The very terms “wage gap” and “disappearing middle class” have become clichés in Washington, often muttered by pandering politicians and comfortable journalists who have little real understanding of the effect that income inequality has had on the lives of ordinary Americans. But the fallout is real enough.

Since the 1970s, the wages of working-class Americans — those without college degrees — have stagnated and fallen further and further behind. Meanwhile, the wealthy have only become more prosperous.

Despite what you may believe to be true, the individual’s work ethic has little to do with those results. No matter how hardworking you are, a job at Walmart won’t give you much in the way of financial security. And if you are born to parents who can give you a trust fund, it doesn’t matter how little you work; you’ll still have plenty of security.

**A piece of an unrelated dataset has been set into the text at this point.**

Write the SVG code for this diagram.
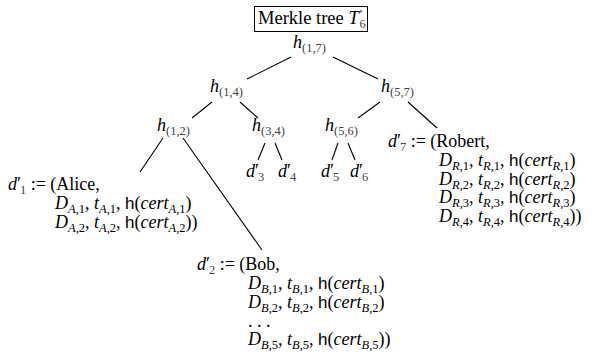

The trends that have eaten away at the great American middle — including globalization and technological gains — have been evident for decades, but the Great Recession accelerated the consequences. Even as economic data show huge gains in productivity, the jobless rate remains high, stuck at around 7 percent. (Translation: Companies have found ways to get more and more work done with technology, whether it’s through eliminating bank tellers and installing more ATMs, or using more robots in factories.)

This is a complex problem with no easy answers, but we could make a start toward solutions by looking squarely at the issue and refusing to call it by other names. Here are a few things it’s not: indolence, racism, the failure of the welfare state.

Mitt Romney became appropriately infamous for his condescending dismissal of the “47 percent” who he claimed don’t want to work, but that wrong-headed idea doesn’t stop with Romney. U.S. Rep. Jack Kingston (R-GA), running for the GOP nomination for the U.S. Senate, has proposed that poor children sweep school cafeteria floors in exchange for free or reduced lunches, a deal that would get the “myth out of their head that there is such a thing as a free lunch,” he said.

But liberals often get it wrong, too — confusing rampant income inequality with racism. The legacy of racism has certainly contributed to the wealth gap between black and white Americans, but class is now a bigger factor in a child’s future than race. President Obama’s children are virtually assured a bright future, while millions of their cohort among the working classes are not.

The class divide is one of the biggest problems now facing the country, and it’s time we started to confront it. Judge Boyd’s unjust sentence is just the provocation to force us to take it on.